Start of SUPPLIED MATERIAL
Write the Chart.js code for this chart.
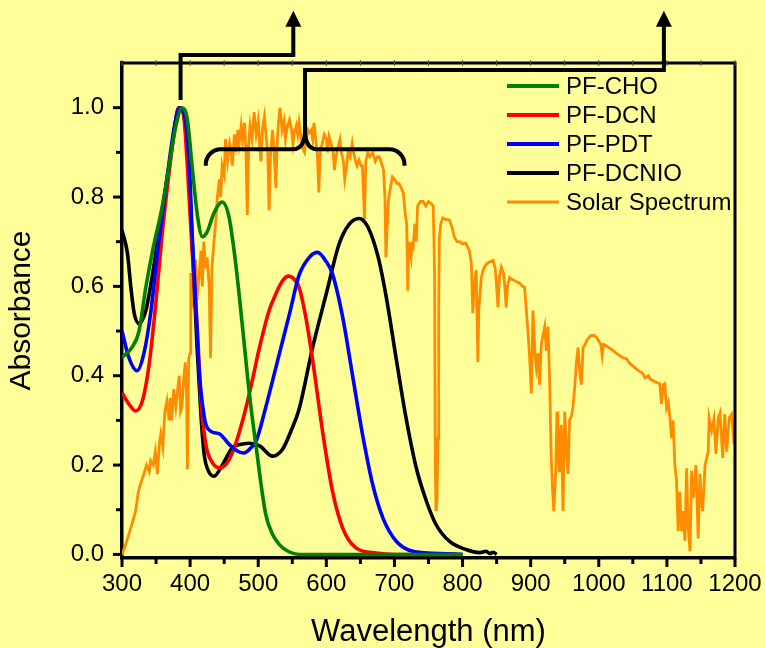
<!DOCTYPE html>
<html><head><meta charset="utf-8">
<script src="https://cdn.jsdelivr.net/npm/chart.js@4.4.0/dist/chart.umd.min.js"></script>
<style>html,body{margin:0;padding:0;background:#FFFF99;}canvas{display:block;}</style>
</head><body>
<canvas id="c" width="765" height="648"></canvas>
<script>
// ---------- DATA ----------
const xTickValues = [300,400,500,600,700,800,900,1000,1100,1200];
const yTickValues = [0,0.2,0.4,0.6,0.8,1.0];
const seriesNames = ['PF-CHO','PF-DCN','PF-PDT','PF-DCNIO','Solar Spectrum'];

const choX = [300,315,325,335,345,359,369,379,388,396,403,411,418,425,435,447,457,467,477,487,497,511,521,531,545,560,600,700,800];
const choY = [0.441,0.464,0.50,0.598,0.68,0.778,0.868,0.958,1.0,0.973,0.868,0.756,0.711,0.722,0.764,0.789,0.756,0.65,0.508,0.36,0.24,0.09,0.045,0.022,0.006,0.0,0.0,0.0,0.0];

const dcnX = [300,310,320,330,340,350,359,369,377,383,390,396,403,411,416,423,433,443,453,465,477,487,502,516,525,531,537,544,550,556,560,570,580,595,609,624,644,673,700,800];
const dcnY = [0.362,0.337,0.321,0.344,0.427,0.568,0.718,0.853,0.95,1.0,0.988,0.868,0.68,0.494,0.344,0.247,0.205,0.194,0.202,0.239,0.299,0.36,0.464,0.546,0.58,0.60,0.615,0.623,0.62,0.61,0.598,0.53,0.434,0.27,0.142,0.059,0.014,0.003,0.0,0.0];

const pdtX = [300,310,322,332,342,354,367,377,384,391,399,403,408,413,421,430,443,457,470,479,490,497,511,531,546,560,575,587,600,609,624,639,653,668,683,703,727,766,800];
const pdtY = [0.50,0.441,0.411,0.449,0.539,0.70,0.853,0.958,1.0,0.988,0.868,0.718,0.568,0.418,0.306,0.276,0.27,0.247,0.231,0.227,0.24,0.254,0.329,0.449,0.539,0.625,0.665,0.676,0.655,0.628,0.531,0.396,0.27,0.157,0.082,0.029,0.007,0.002,0.0];

const dcnioX = [300,308,313,318,325,335,345,359,372,381,386,392,398,404,410,416,421,426,435,448,462,477,487,502,521,536,548,560,580,600,619,634,648,661,676,688,703,717,732,747,761,781,805,825,835,840,845,850];
const dcnioY = [0.726,0.674,0.598,0.539,0.517,0.546,0.629,0.771,0.898,0.988,1.0,0.97,0.86,0.67,0.47,0.31,0.22,0.19,0.175,0.202,0.239,0.247,0.249,0.243,0.22,0.236,0.276,0.325,0.464,0.584,0.696,0.74,0.752,0.733,0.666,0.576,0.434,0.306,0.194,0.119,0.067,0.029,0.011,0.004,0.007,0.002,0.005,0.0];

const solarX = [300,305,310,315,320,324,327,332,336,340,342,346,349,352,355,357,360,363,366,369,371,373,376,379,381,384,386,388,391,393,395,396,398,400,401,403,406,408,410,413,416,418,420,423,425,428,430,432,435,438,440,443,445,447,450,452,455,458,460,462,465,467,470,472,475,477,480,482,484,486,488,491,494,497,500,502,504,506,509,512,514,516,518,521,523,526,528,530,532,535,538,540,543,546,549,551,553,556,558,560,563,565,568,570,573,575,578,580,582,585,587,589,591,594,597,600,602,604,607,610,612,614,617,620,622,625,627,629,632,635,638,640,643,645,648,651,653,656,658,661,664,668,672,675,678,681,684,686,687.5,689,691,694,697,700,704,707,710,713,716,718,719.6,721,723,724.5,726,727,730,732,734,738,742,746,750,754,757,759,760,761,762.5,764,765,766,768,771,775,781,785,788,792,796,800,805,810,813,815,817,820,822.5,824,827.5,831,835,840,845,848,850,852,854,857,860,862,864,866,869,873,876,880,884,888,891,893.7,896,898.5,901,903.4,906,908.4,911,913,915.7,918,920.6,923,925.5,928,930,932,934,936.8,938.7,940,941.6,943,945,947.5,950,952,955,957,960,962,965,967,969.6,972,974.5,977,980,982,986,989,993,996.6,1000,1003,1005,1007,1011,1016,1021,1026,1031,1036,1040.7,1045.6,1050,1055.4,1060,1065,1068,1072.5,1076,1080,1085,1089.7,1092,1095,1097,1099.5,1102,1104,1107,1109,1112,1114,1116.6,1119,1121.6,1124,1126.5,1129,1131,1134,1136.3,1138.7,1142.6,1146,1148.5,1150.5,1152.5,1156,1160.7,1162,1165.7,1169,1172,1175.5,1178,1182,1185,1187.8,1191.6,1195,1198.5,1200];
const solarY = [0.0,0.02,0.045,0.07,0.097,0.14,0.157,0.18,0.2,0.185,0.21,0.2,0.23,0.18,0.25,0.27,0.24,0.32,0.344,0.30,0.35,0.30,0.37,0.33,0.36,0.40,0.32,0.33,0.40,0.43,0.35,0.19,0.44,0.45,0.63,0.56,0.58,0.66,0.57,0.62,0.68,0.60,0.70,0.64,0.665,0.60,0.44,0.64,0.70,0.75,0.80,0.84,0.80,0.87,0.85,0.93,0.88,0.92,0.905,0.87,0.94,0.90,0.95,0.92,0.96,0.93,0.966,0.90,0.76,0.92,0.96,0.93,0.99,0.94,0.97,0.92,0.88,0.95,0.98,0.93,0.90,0.77,0.89,0.95,0.91,0.82,0.93,0.97,1.0,0.95,0.97,0.93,0.96,0.973,0.95,0.92,0.944,0.96,0.94,0.966,0.93,0.91,0.90,0.93,0.95,0.944,0.95,0.93,0.966,0.92,0.89,0.81,0.90,0.92,0.94,0.93,0.90,0.935,0.92,0.90,0.86,0.89,0.91,0.928,0.90,0.88,0.84,0.86,0.90,0.89,0.92,0.90,0.88,0.87,0.883,0.87,0.87,0.75,0.88,0.90,0.89,0.90,0.88,0.89,0.89,0.876,0.86,0.80,0.665,0.72,0.79,0.82,0.845,0.84,0.83,0.83,0.82,0.81,0.76,0.74,0.59,0.70,0.68,0.665,0.70,0.68,0.74,0.70,0.78,0.79,0.79,0.78,0.79,0.785,0.78,0.62,0.20,0.097,0.12,0.26,0.55,0.71,0.74,0.753,0.75,0.748,0.73,0.71,0.70,0.70,0.695,0.697,0.68,0.65,0.54,0.60,0.636,0.43,0.55,0.62,0.64,0.65,0.655,0.658,0.64,0.60,0.553,0.62,0.643,0.63,0.60,0.553,0.60,0.62,0.615,0.613,0.61,0.607,0.60,0.598,0.546,0.50,0.44,0.36,0.546,0.456,0.418,0.45,0.38,0.47,0.49,0.51,0.456,0.51,0.38,0.225,0.15,0.097,0.187,0.32,0.25,0.187,0.26,0.29,0.097,0.32,0.25,0.18,0.30,0.31,0.328,0.38,0.427,0.463,0.41,0.38,0.463,0.47,0.478,0.486,0.49,0.49,0.486,0.478,0.47,0.445,0.47,0.467,0.462,0.456,0.45,0.445,0.44,0.438,0.427,0.422,0.415,0.41,0.404,0.395,0.40,0.392,0.389,0.385,0.382,0.337,0.38,0.382,0.328,0.34,0.314,0.26,0.30,0.193,0.17,0.052,0.14,0.052,0.097,0.03,0.193,0.067,0.007,0.187,0.126,0.2,0.036,0.18,0.12,0.097,0.2,0.23,0.306,0.277,0.303,0.225,0.306,0.317,0.216,0.314,0.23,0.306,0.314,0.247,0.30];

// ---------- CHART ----------
const pts = (xs, ys) => xs.map((x, i) => ({x: x, y: ys[i]}));
const FONT = "'Liberation Sans', Arial, sans-serif";

const bgPlugin = {
  id: 'bg',
  beforeDraw(chart) {
    const c = chart.ctx; c.save(); c.fillStyle = '#FFFF99';
    c.fillRect(0, 0, chart.width, chart.height); c.restore();
  }
};

const framePlugin = {
  id: 'frame',
  afterDraw(chart) {
    const c = chart.ctx, a = chart.chartArea, xs = chart.scales.x, ys = chart.scales.y;
    c.save();
    c.strokeStyle = '#000'; c.lineCap = 'butt';
    c.lineWidth = 3;
    c.beginPath(); c.moveTo(a.left - 1.5, a.top); c.lineTo(a.right, a.top); c.lineTo(a.right, a.bottom + 1.5); c.stroke();
    for (let v = 300; v <= 1200; v += 50) {
      const p = xs.getPixelForValue(v), major = v % 100 === 0;
      c.lineWidth = 3; c.strokeStyle = '#000';
      c.beginPath(); c.moveTo(p, a.bottom); c.lineTo(p, a.bottom + (major ? 9 : 6)); c.stroke();
      c.lineWidth = 1; c.strokeStyle = '#555';
      c.beginPath(); c.moveTo(p, a.top - 3); c.lineTo(p, a.top + 3); c.stroke();
    }
    c.strokeStyle = '#000';
    for (let k = 0; k <= 10; k++) {
      const v = k / 10, p = ys.getPixelForValue(v), major = k % 2 === 0;
      c.lineWidth = 3;
      c.beginPath(); c.moveTo(a.left, p); c.lineTo(a.left - (major ? 9 : 6), p); c.stroke();
    }
    c.restore();
  }
};

const legendPlugin = {
  id: 'insideLegend',
  afterDraw(chart) {
    const c = chart.ctx; c.save();
    c.font = '24px ' + FONT; c.textBaseline = 'middle'; c.textAlign = 'left'; c.fillStyle = '#000';
    chart.data.datasets.forEach((ds, i) => {
      const y = 86 + i * 29;
      c.strokeStyle = ds.borderColor; c.lineWidth = i === 4 ? 3 : 4;
      c.beginPath(); c.moveTo(507, y); c.lineTo(559, y); c.stroke();
      c.fillText(ds.label, 566, y + 1);
    });
    c.restore();
  }
};

const annotationPlugin = {
  id: 'arrows',
  afterDraw(chart) {
    const c = chart.ctx, xs = chart.scales.x, ys = chart.scales.y;
    const X = v => xs.getPixelForValue(v), Y = v => ys.getPixelForValue(v);
    c.save();
    c.strokeStyle = '#000'; c.fillStyle = '#000'; c.lineWidth = 4; c.lineJoin = 'miter'; c.lineCap = 'butt';
    const arrowHead = (x, yTip) => {
      c.beginPath(); c.moveTo(x, yTip); c.lineTo(x - 8, yTip + 16); c.lineTo(x + 8, yTip + 16); c.closePath(); c.fill();
    };
    c.beginPath();
    c.moveTo(X(386), Y(1.017)); c.lineTo(X(386), Y(1.118)); c.lineTo(X(551.5), Y(1.118)); c.lineTo(X(551.5), Y(1.19));
    c.stroke(); arrowHead(X(551.5), Y(1.217));
    c.beginPath();
    c.moveTo(X(568.7), Y(0.952)); c.lineTo(X(568.7), Y(1.0845)); c.lineTo(X(1095.6), Y(1.0845)); c.lineTo(X(1095.6), Y(1.19));
    c.stroke(); arrowHead(X(1095.6), Y(1.217));
    const xL = X(423), xR = X(714.7), xM = X(568.7), yE = Y(0.87), yB = Y(0.9067), yC = Y(0.952);
    c.beginPath();
    c.moveTo(xL, yE);
    c.arcTo(xL, yB, xL + 20, yB, 15);
    c.lineTo(xM - 12, yB);
    c.quadraticCurveTo(xM, yB, xM, yC);
    c.quadraticCurveTo(xM, yB, xM + 12, yB);
    c.lineTo(xR - 20, yB);
    c.arcTo(xR, yB, xR, yE, 15);
    c.lineTo(xR, yE);
    c.stroke();
    c.restore();
  }
};

const colors = ['#008000', '#FF0000', '#0000FF', '#000000', '#FF8C00'];
const series = [pts(choX, choY), pts(dcnX, dcnY), pts(pdtX, pdtY), pts(dcnioX, dcnioY), pts(solarX, solarY)];
const orders = [0, 2, 1, 3, 4];

new Chart(document.getElementById('c'), {
  type: 'line',
  data: {
    datasets: seriesNames.map((name, i) => ({
      label: name,
      data: series[i],
      borderColor: colors[i],
      backgroundColor: colors[i],
      borderWidth: i === 4 ? 2.8 : 3.6,
      pointRadius: 0,
      fill: false,
      order: orders[i],
      cubicInterpolationMode: i === 4 ? 'default' : 'monotone',
      tension: 0
    }))
  },
  options: {
    responsive: false,
    animation: false,
    events: [],
    layout: { padding: { top: 63, right: 30, left: 0, bottom: 0 } },
    plugins: { legend: { display: false }, tooltip: { enabled: false } },
    scales: {
      x: {
        type: 'linear', min: 300, max: 1200,
        afterBuildTicks: s => { s.ticks = xTickValues.map(v => ({ value: v })); },
        afterFit: s => { s.height = 90; s.paddingLeft = 0; s.paddingRight = 0; },
        grid: { display: false, drawTicks: false },
        border: { display: true, color: '#000', width: 3.5 },
        ticks: { color: '#000', font: { family: FONT, size: 24 }, padding: 12, maxRotation: 0, autoSkip: false, callback: v => String(v) },
        title: { display: true, text: 'Wavelength (nm)', color: '#000', font: { family: FONT, size: 31, lineHeight: 1.0 }, padding: 0 }
      },
      y: {
        type: 'linear', min: -0.008, max: 1.1,
        afterBuildTicks: s => { s.ticks = yTickValues.map(v => ({ value: v })); },
        afterFit: s => { s.width = 122; s.paddingTop = 0; s.paddingBottom = 0; },
        grid: { display: false, drawTicks: false },
        border: { display: true, color: '#000', width: 3.5 },
        ticks: { color: '#000', font: { family: FONT, size: 24 }, padding: 18, callback: v => Number(v).toFixed(1) },
        title: { display: true, text: 'Absorbance', color: '#000', font: { family: FONT, size: 30, lineHeight: 1.0 }, padding: 7 }
      }
    }
  },
  plugins: [bgPlugin, framePlugin, legendPlugin, annotationPlugin]
});
</script>
</body></html>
End of SUPPLIED MATERIAL
### WHAT THE TASK REQUIRES
Leave the pictures out and reproduce exactly the lines from the top of the listing above through the line with "seriesNames = ['PF-CHO','PF-DCN','PF-PDT','PF-DCNIO','Solar".

### EXERCISE RESPONSE
Write the Chart.js code for this chart.
<!DOCTYPE html>
<html><head><meta charset="utf-8">
<script src="https://cdn.jsdelivr.net/npm/chart.js@4.4.0/dist/chart.umd.min.js"></script>
<style>html,body{margin:0;padding:0;background:#FFFF99;}canvas{display:block;}</style>
</head><body>
<canvas id="c" width="765" height="648"></canvas>
<script>
// ---------- DATA ----------
const xTickValues = [300,400,500,600,700,800,900,1000,1100,1200];
const yTickValues = [0,0.2,0.4,0.6,0.8,1.0];
const seriesNames = ['PF-CHO','PF-DCN','PF-PDT','PF-DCNIO','Solar Spectrum'];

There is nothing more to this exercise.